What do you need vSAN for?

Clustering? Vmotion? Mgmt? Storage? SDN?
Proxmox is awesome here

Shared Storage?
Ceph and GlusterFS are rock solid for me, and if you want a hacky way to do it, just name your storage the same on each node
As I said, they are cool initiatives. But they are far from something that companies would rely on. Not to mention the shady techniques from Proxmox to "require a subscription to update apt repos".

  • Virtual NIC's could be faster, but ~10Gbps is fine by me
Yeah, maybe your use case it is "fine", but it doesn't make it better than what is available on ESXi unfortunately.

I';d argue that it is the opposite and Proxmox has 10 times more features than ESXi :p
Sorry but I'm not in the fanboy/enthusiast zone. I'm grounded on facts. The features available on vCenter to management, workload distribution, clustering, etc, there is nothing like that in the marketing. That is why ESXi is (now unfortunately) the most used hypervisor outside public cloud. There is arguments against that. It is just sad that we had this bad acquisition which f'ed up everything.

What do you need vSAN for?
I hope that was a rhetorical question. There are many usages of vSAN outside just storing VM disks.

Shared Storage?
Ceph and GlusterFS are rock solid for me, and if you want a hacky way to do it, just name your storage the same on each node
GlusterFS is dead. Even TrueNAS deprecated its support. Ceph... Well, the cost of REALLY operating Ceph in production for a company with reasonable size, makes VMWare subscription appear cheap. Not saying it is bad, it is really good and I follow it since the initial versions with the design sessions etc but, it still miles away from vSAN and its distributed storage both in terms of reliability, performance, security.

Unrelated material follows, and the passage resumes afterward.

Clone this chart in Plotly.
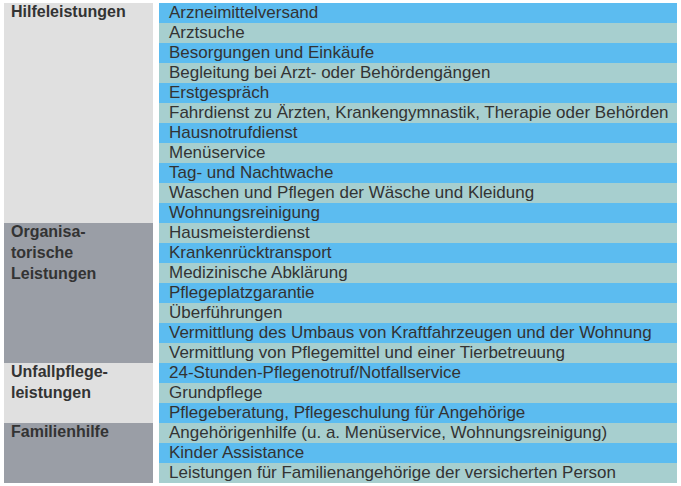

Again, not calling anything "awesome" and don't want to fanboy anything. Just saying that it is unfortunate that we still need VMWare as there are no matches unfortunately Today. And the bad thing is that Broadcom knows it, and is exploiting the situation with those absurd prices. Again, not talking about homelabs. Talking about real business relying on core infrastructure.